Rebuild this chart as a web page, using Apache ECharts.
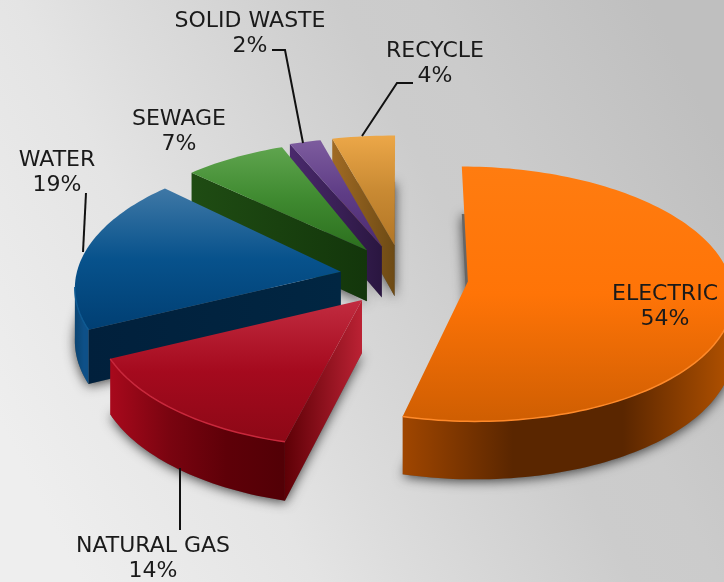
<!DOCTYPE html>
<html><head><meta charset="utf-8">
<style>html,body{margin:0;padding:0;background:#ddd}#c{width:724px;height:582px}</style>
<script src="https://cdn.jsdelivr.net/npm/echarts@6/dist/echarts.min.js"></script>
</head><body><div id="c"></div>
<script>
// ---- data ----
const categories = ['ELECTRIC','NATURAL GAS','WATER','SEWAGE','SOLID WASTE','RECYCLE'];
const shares = [54,14,19,7,2,4];

// ---- styling / layout (not data) ----
const topColors = [
  ['#ff7c10','#ff7407','#cf5e02'],
  ['#c22c40','#a50a1e','#8c0816'],
  ['#3f78a6','#07528c','#013f73'],
  ['#5fa44e','#3f8a30','#2c6f1e'],
  ['#7d5c9e','#5f3d86','#4c2b70'],
  ['#eca748','#c98a33','#b27626']
];
const wallColors = [
  ['#a04600','#5a2600','#5a2600','#b35200'],
  ['#a8091c','#7a0410','#5e0008','#520006'],
  ['#0b4472','#0c4a7c','#0e5088','#0e5088'],
  ['#1c4410','#1c4410','#1c4410','#1c4410'],
  ['#3a1f56','#3a1f56','#3a1f56','#3a1f56'],
  ['#8a5c1e','#8a5c1e','#8a5c1e','#8a5c1e']
];
const faceColors = [
  ['#9c4300','#7a3500'],
  ['#5e0006','#bb2234'],
  ['#01203c','#012642'],
  ['#1f4c13','#13360b'],
  ['#4a2a6c','#2a1640'],
  ['#a06a24','#6d4a14']
];
const rimColors = ['#ff8a2a','#c8283c','#0f5a92','#4d9a3c','#6a4a8e','#d0953c'];
const drawOrder = [5,4,3,2,0,1];
const explode = [60,60,60,60,60,60];
const nudgeX = [8,1,0,0,0,2];
const nudgeY = [5,2,3,0,0,0];
const radiusX = [1,0.99,1.01,1.01,1.08,1.08];
const radiusY = [0.935,0.95,0.98,0.94,0.94,0.945];
const center = [400,275], R = 262, tilt = 0.51, persp = 0.0004, depth = 52;
const labelLayout = [
  {x:665,y:307},{x:153,y:559},{x:57,y:173},{x:179,y:132},{x:250,y:34},{x:435,y:64}
];
const leaders = [
  null,
  [[180,468],[180,530]],
  [[86,193],[83,252]],
  null,
  [[272,50],[285,50],[303,143]],
  [[413,83],[397,83],[362,136]]
];
const font = '"DejaVu Sans"';

function proj(X,Y){
  const s = 1/(1-Y*persp);
  return {x:center[0]+X*s, y:center[1]+Y*tilt*s, s};
}
function grad(x0,y0,x1,y1,cols){
  return new echarts.graphic.LinearGradient(x0,y0,x1,y1,
    cols.map((c,i)=>({offset:i/(cols.length-1),color:c})));
}
const total = shares.reduce((a,b)=>a+b,0);
const starts = []; shares.reduce((acc,v,i)=>{starts[i]=acc;return acc+v;},0);

function renderSlice(params){
  const i = drawOrder[params.dataIndex];
  const a0 = starts[i]/total*2*Math.PI, a1 = (starts[i]+shares[i])/total*2*Math.PI;
  const mid = (a0+a1)/2;
  const ax = explode[i]*Math.sin(mid)+nudgeX[i], ay = -explode[i]*Math.cos(mid)+nudgeY[i];
  const n = Math.max(8,Math.round((a1-a0)*40));
  const arc = [];
  for(let k=0;k<=n;k++){
    const t=a0+(a1-a0)*k/n;
    arc.push(proj(ax+R*radiusX[i]*Math.sin(t), ay-R*radiusY[i]*Math.cos(t)));
  }
  const apex = proj(ax,ay);
  const poly = [apex,...arc];
  const pts = poly.map(p=>[p.x,p.y]);
  const down = p=>[p.x,p.y+depth*p.s];
  const base = poly.map(down);
  const kids = [];
  const z = params.dataIndex*10;
  // soft contact shadow from the base outline
  kids.push({type:'polygon',shape:{points:base},z2:z,
    style:{fill:'#666',shadowBlur:12,shadowOffsetY:2,shadowColor:'rgba(0,0,0,0.7)'}});
  // side A : apex -> start of arc, only when it really faces the viewer
  if(arc[0].x<apex.x-20){
    kids.push({type:'polygon',z2:z+1,shape:{points:[[apex.x,apex.y],[arc[0].x,arc[0].y],down(arc[0]),down(apex)]},
      style:{fill:grad(0,0,1,0,faceColors[i])}});
  }
  // outer wall where the arc runs leftward on screen
  let run=[];
  const runs=[];
  for(let k=0;k<n;k++){
    if(arc[k+1].x<arc[k].x){ if(!run.length)run.push(arc[k]); run.push(arc[k+1]); }
    else if(run.length){runs.push(run);run=[];}
  }
  if(run.length)runs.push(run);
  runs.forEach(r=>{
    const wp = r.map(p=>[p.x,p.y]).concat(r.slice().reverse().map(down));
    kids.push({type:'polygon',z2:z+2,shape:{points:wp},style:{fill:grad(0,0,1,0,wallColors[i])}});
    kids.push({type:'polyline',z2:z+4,shape:{points:r.map(p=>[p.x,p.y])},
      style:{fill:null,stroke:rimColors[i],lineWidth:1.5}});
  });
  // top surface
  kids.push({type:'polygon',z2:z+3,shape:{points:pts},style:{fill:grad(0,0,0,1,topColors[i])}});
  return {type:'group',children:kids};
}

function renderLabel(params){
  const i = params.dataIndex, l = labelLayout[i];
  const kids = [{type:'text',z2:200,style:{
    x:l.x,y:l.y,text:categories[i]+'\n'+shares[i]+'%',
    fill:'#1a1a1a',font:'22px '+font,align:'center',verticalAlign:'middle',lineHeight:25}}];
  if(leaders[i]) kids.push({type:'polyline',z2:190,shape:{points:leaders[i]},
    style:{fill:null,stroke:'#111',lineWidth:2}});
  return {type:'group',children:kids};
}

const chart = echarts.init(document.getElementById('c'),null,{renderer:'canvas'});
chart.setOption({
  animation:false,
  backgroundColor:new echarts.graphic.LinearGradient(0.05,0.85,1,0.25,[
    {offset:0,color:'#eeeeee'},{offset:0.27,color:'#e4e4e4'},{offset:0.37,color:'#dddddd'},{offset:0.64,color:'#cccccc'},{offset:0.74,color:'#cbcbcb'},{offset:1,color:'#bfbfbf'}]),
  series:[
    {type:'custom',coordinateSystem:'none',renderItem:renderSlice,data:drawOrder.map(i=>shares[i]),silent:true,clip:false,z:2},
    {type:'custom',coordinateSystem:'none',renderItem:renderLabel,data:shares,silent:true,clip:false,z:3}
  ]
});
</script></body></html>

__What the exercise asks__
Begin at the first line of the data above and repeat each line exactly, stopping after the line containing "const shares = [54,14,19,7,2,4];". Omit the pictures.

__Full output__
Rebuild this chart as a web page, using Apache ECharts.
<!DOCTYPE html>
<html><head><meta charset="utf-8">
<style>html,body{margin:0;padding:0;background:#ddd}#c{width:724px;height:582px}</style>
<script src="https://cdn.jsdelivr.net/npm/echarts@6/dist/echarts.min.js"></script>
</head><body><div id="c"></div>
<script>
// ---- data ----
const categories = ['ELECTRIC','NATURAL GAS','WATER','SEWAGE','SOLID WASTE','RECYCLE'];
const shares = [54,14,19,7,2,4];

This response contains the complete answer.